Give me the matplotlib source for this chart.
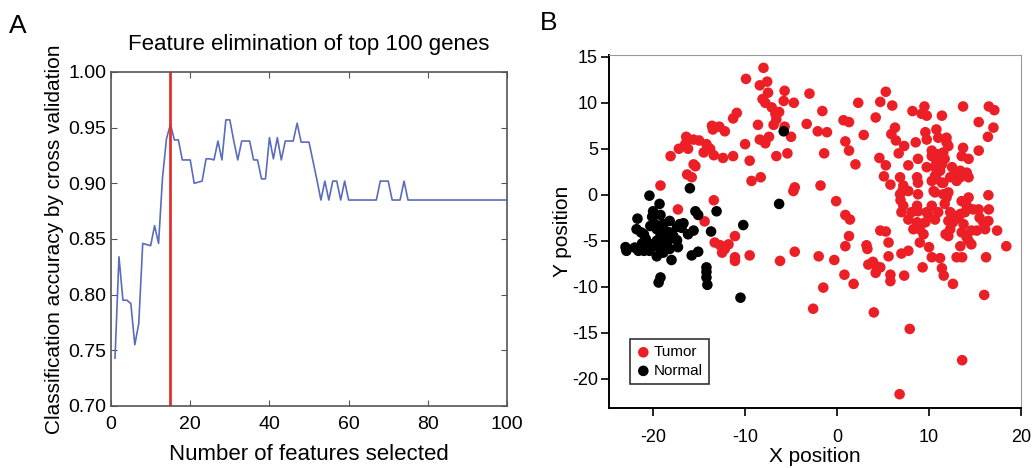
import numpy as np
import matplotlib
matplotlib.use("Agg")
import matplotlib.pyplot as plt

plt.rcParams['font.family'] = ['Liberation Sans', 'DejaVu Sans']
plt.rcParams['axes.unicode_minus'] = False

# Panel A: accuracy vs number of features
n_features = np.arange(1, 101)
accuracy = [0.743, 0.834, 0.795, 0.795, 0.792, 0.755, 0.774, 0.846, 0.845, 0.844,
            0.862, 0.846, 0.905, 0.940, 0.953, 0.939, 0.939, 0.921, 0.921, 0.921,
            0.900, 0.901, 0.902, 0.922, 0.922, 0.921, 0.938, 0.921, 0.957, 0.957,
            0.938, 0.921, 0.938, 0.938, 0.938, 0.921, 0.921, 0.904, 0.904, 0.941,
            0.922, 0.941, 0.921, 0.938, 0.938, 0.938, 0.954, 0.937, 0.937, 0.937,
            0.920, 0.903, 0.885, 0.902, 0.885, 0.902, 0.902, 0.885, 0.902, 0.885,
            0.885, 0.885, 0.885, 0.885, 0.885, 0.885, 0.885, 0.902, 0.902, 0.902,
            0.885, 0.885, 0.885, 0.902] + [0.885] * 26
best_n = 15

# Panel B: positions
tumor_x = [-9.9, -8.0, -8.4, -7.6, -7.5, -8.1, -7.8, -7.1, -6.7, -6.3, -6.6, -5.7, -5.8, -4.7,
           -8.6, -6.9, -5.7, -5.0, -8.4, -7.8, -7.4, -6.6, -5.4, -10.0, -9.5, -9.3, -8.3, -4.6,
           -4.75, -10.9, -11.3, -12.8, -13.5, -13.6, -12.2, -11.3, -12.4, -13.4, -14.5, -13.8,
           -14.2, -15.0, -15.6, -16.3, -16.4, -16.5, -16.2, -17.2, -18.1, -15.6, -15.4, -16.3,
           -15.8, -19.2, -17.3, -13.4, -14.4, -11.1, -13.3, -12.7, -12.2, -11.8, -12.5, -11.1,
           -11.1, -9.5, -6.2, -4.6,
           -3.0, -1.6, -3.3, -2.1, -1.1, 0.7, 1.3, 2.3, 4.7, 5.3, 6.0, 4.2, 2.9, 0.9, 1.3, 2.0,
           -1.4, -1.8, -0.1, 0.9, 1.4, 1.3, 0.9, 3.2, 3.3, 4.7, 5.3, 5.6, -2.0, -0.3, 0.8, 1.8,
           -1.5, -2.6, 4.0, 7.9, 13.6, 6.8, 16.0, 18.4, 16.2, 3.4, 3.9, 4.3, 4.7, 4.2, 5.8, 5.8,
           7.3, 5.6, 7.0, 7.75, 9.3, 11.4, 11.6, 12.6, 10.3, 11.2, 10.0, 9.0, 13.0, 13.6, 13.4,
           14.6, 14.3,
           4.6, 5.3, 5.1, 5.8, 6.3, 5.9, 6.4, 7.3, 6.7, 8.2, 9.5, 9.75, 9.2, 11.4, 13.7, 16.5,
           17.1, 15.4, 17.0, 16.4, 8.55, 7.75, 8.8, 8.7, 6.85, 7.2, 7.75, 6.85, 7.0, 9.6, 9.75,
           10.8, 11.0, 11.9, 12.1, 11.55, 11.7, 10.3, 10.8, 13.7, 13.55, 14.3, 15.4, 9.75, 10.65,
           11.2, 12.5, 12.8, 12.3, 13.0, 13.4, 14.1, 14.3, 10.5, 11.55, 11.9, 11.7, 10.3, 11.55,
           13.55, 14.3, 14.8, 15.4, 16.45, 16.5, 12.3, 12.8, 13.4, 13.9, 12.6, 13.75, 15.5, 15.9,
           14.6, 15.2, 16.1, 17.4, 8.8, 8.7, 8.1, 7.75, 8.7, 9.0, 9.75, 10.3, 10.65, 9.4, 11.8,
           6.9, 7.2, 8.8, 9.9, 9.6, 8.3, 11.0, 10.8, 8.8, 11.4, 12.1, 10.65, 14.1, 16.45, 12.1,
           13.2, 12.3, 12.1, 13.55, 14.1, 11.9, 11.0, 11.4, 13.4, 10.3, 10.65, 7.1]
tumor_y = [12.6, 13.8, 11.9, 12.3, 11.1, 10.4, 10.0, 9.5, 8.8, 9.0, 8.2, 11.3, 10.2, 10.0,
           7.6, 7.6, 7.4, 6.3, 6.0, 5.6, 6.3, 4.2, 4.5, 5.5, 3.7, 1.5, 1.9, 0.8,
           0.4, 8.9, 8.3, 7.4, 7.1, 7.5, 6.9, 4.2, 4.0, 4.3, 4.6, 5.0,
           5.5, 5.9, 6.0, 6.1, 6.3, 5.5, 5.0, 5.0, 4.2, 3.3, 3.1, 2.2,
           1.9, 1.0, -1.6, -0.6, -2.9, -4.5, -5.2, -5.5, -5.9, -5.4, -6.3, -6.8,
           -7.2, -6.6, -7.2, -6.2,
           11.0, 9.1, 7.7, 6.9, 6.8, 8.1, 7.9, 10.0, 10.1, 11.2, 9.7, 8.4, 6.5, 5.8, 4.8, 3.3,
           4.5, 1.0, -0.7, -2.2, -2.7, -4.5, -5.6, -5.5, -5.9, -3.9, -4.0, -5.2, -6.7, -7.1, -8.7, -9.7,
           -10.1, -12.4, -12.8, -14.6, -18.0, -21.7, -10.9, -5.6, -6.8, -7.6, -7.3, -7.8, -7.9, -8.5, -8.7, -9.4,
           -8.8, -6.7, -6.4, -6.1, -7.9, -8.0, -8.8, -9.7, -6.8, -6.9, -5.7, -5.2, -6.8, -6.8, -5.6,
           -5.4, -5.0,
           4.0, 3.2, 2.0, 1.1, 7.3, 6.6, 5.9, 5.3, 4.5, 9.1, 9.6, 8.6, 8.8, 8.6, 9.6, 9.6,
           9.2, 7.9, 7.3, 6.3, 5.7, 3.2, 3.9, 1.9, 1.9, 1.0, 0.4, 0.05, -1.9, 6.8, 6.0,
           7.1, 6.2, 6.2, 5.3, 4.6, 3.9, 4.8, 3.5, 5.1, 4.2, 3.9, 4.8, 3.0, 3.0,
           2.6, 3.0, 2.2, 1.9, 1.5, 1.9, 2.4, 1.9, 0.4, 0.05, -0.3, -1.0, 1.5, 1.3,
           -0.7, -0.3, -1.6, -1.6, -0.05, -1.6, -1.9, -2.3, -2.1, -1.9, -3.0, -3.2, -2.5, -3.0,
           -3.9, -3.9, -3.75, -3.9, 0.05, -1.2, -1.9, -2.7, -3.0, -3.75, -1.9, -1.2, -2.7, -4.3, -4.3,
           -0.6, -1.2, -1.8, -2.1, -3.0, -3.75, -1.9, 1.7, 1.3, 1.3, 0.25, 0.25, -1.2, -2.85, -2.85,
           -2.5, -3.75, -4.5, -4.1, -4.65, 5.7, 4.4, 3.3, 2.6, 4.2, 2.05, 0.4]

normal_x = [-5.8, -6.3, -16.0, -20.4, -19.3, -13.1, -15.4, -15.1, -15.6, -13.7, -10.2, -21.7,
            -20.0, -20.1, -19.8, -20.3, -18.2, -17.1, -16.9, -21.8, -21.3, -21.0, -19.6, -19.2,
            -18.7, -18.2, -17.8, -18.9, -18.5, -19.6, -20.2, -20.0, -19.2, -18.9, -19.6, -23.0,
            -22.9, -22.0, -21.6, -21.0, -18.0, -15.8, -15.1, -19.2, -19.4, -14.2, -14.2, -14.2,
            -14.1, -10.5, -18.9, -17.4, -18.3, -17.4, -16.2, -16.7, -19.2, -20.8, -21.2, -18.2,
            -20.4, -17.3]
normal_y = [6.9, -1.0, 0.7, -0.1, -1.0, -1.8, -1.8, -2.2, -3.9, -4.0, -3.3, -2.6,
            -1.8, -2.4, -3.2, -3.4, -2.85, -3.2, -3.6, -3.75, -4.1, -4.3, -3.75, -4.5,
            -3.9, -4.1, -4.5, -5.0, -5.4, -5.0, -5.4, -5.6, -5.9, -6.3, -6.7, -5.7,
            -6.1, -5.75, -6.1, -6.1, -7.1, -6.6, -6.2, -9.0, -9.55, -7.9, -8.4, -9.0,
            -9.8, -11.2, -3.2, -3.5, -4.9, -4.95, -4.3, -3.1, -2.2, -4.8, -5.3, -5.9,
            -6.1, -5.7]

fig = plt.figure(figsize=(10.33, 4.68), dpi=100)

# ---- A ----
ax1 = fig.add_axes([0.1075, 0.1325, 0.3833, 0.7137])
ax1.plot(n_features, accuracy, color='#5a6cbd', lw=1.2)
ax1.axvline(best_n, color='#e3302f', lw=2)
ax1.set_xlim(0, 100)
ax1.set_ylim(0.70, 1.0)
ax1.set_xticks(np.arange(0, 101, 20))
ax1.set_yticks(np.arange(0.70, 1.001, 0.05))
ax1.set_yticklabels(['%.2f' % v for v in np.arange(0.70, 1.001, 0.05)])
ax1.tick_params(direction='in', top=True, right=True, labelsize=14, length=4, color='#555555')
ax1.tick_params(axis='x', pad=7)
for s in ax1.spines.values():
    s.set_color('#555555')
    s.set_linewidth(1.2)
ax1.set_xlabel('Number of features selected', fontsize=16, labelpad=8)
ax1.set_ylabel('Classification accuracy by cross validation', fontsize=15, labelpad=3)
ax1.set_title('Feature elimination of top 100 genes', fontsize=16, pad=16)
fig.text(0.009, 0.929, 'A', fontsize=19)

# ---- B ----
ax2 = fig.add_axes([0.5895, 0.1282, 0.3989, 0.7543])
ax2.scatter(tumor_x, tumor_y, s=58, color='#ec1f27', edgecolors='none', label='Tumor')
ax2.scatter(normal_x, normal_y, s=58, color='black', edgecolors='none', label='Normal')
ax2.set_xlim(-24.8, 20)
ax2.set_ylim(-23.2, 15.2)
ax2.set_xticks([-20, -10, 0, 10, 20])
ax2.set_yticks([-20, -15, -10, -5, 0, 5, 10, 15])
ax2.tick_params(direction='out', labelsize=13, length=6, width=1.2)
ax2.tick_params(axis='x', pad=9)
ax2.tick_params(axis='y', pad=2)
ax2.spines['left'].set_linewidth(1.4)
ax2.spines['bottom'].set_linewidth(1.4)
ax2.spines['top'].set_color('#999999')
ax2.spines['right'].set_color('#999999')
ax2.set_xlabel('X position', fontsize=15, labelpad=1)
ax2.set_ylabel('Y position', fontsize=15, labelpad=0)
leg = ax2.legend(loc='lower left', bbox_to_anchor=(0.05, 0.068), fontsize=11,
                 frameon=True, fancybox=False, handletextpad=0.2, borderpad=0.4,
                 labelspacing=0.3, handlelength=1.0, borderaxespad=0)
leg.get_frame().set_edgecolor('black')
leg.get_frame().set_linewidth(1.2)
fig.text(0.523, 0.935, 'B', fontsize=19)

fig.savefig('out.png', dpi=100)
::::::::
[Given instruction] Give again, exactly, the lines from the start of the data through the one holding "best_n = 15"; omit the pictures.

[Full solution]
Give me the matplotlib source for this chart.
import numpy as np
import matplotlib
matplotlib.use("Agg")
import matplotlib.pyplot as plt

plt.rcParams['font.family'] = ['Liberation Sans', 'DejaVu Sans']
plt.rcParams['axes.unicode_minus'] = False

# Panel A: accuracy vs number of features
n_features = np.arange(1, 101)
accuracy = [0.743, 0.834, 0.795, 0.795, 0.792, 0.755, 0.774, 0.846, 0.845, 0.844,
            0.862, 0.846, 0.905, 0.940, 0.953, 0.939, 0.939, 0.921, 0.921, 0.921,
            0.900, 0.901, 0.902, 0.922, 0.922, 0.921, 0.938, 0.921, 0.957, 0.957,
            0.938, 0.921, 0.938, 0.938, 0.938, 0.921, 0.921, 0.904, 0.904, 0.941,
            0.922, 0.941, 0.921, 0.938, 0.938, 0.938, 0.954, 0.937, 0.937, 0.937,
            0.920, 0.903, 0.885, 0.902, 0.885, 0.902, 0.902, 0.885, 0.902, 0.885,
            0.885, 0.885, 0.885, 0.885, 0.885, 0.885, 0.885, 0.902, 0.902, 0.902,
            0.885, 0.885, 0.885, 0.902] + [0.885] * 26
best_n = 15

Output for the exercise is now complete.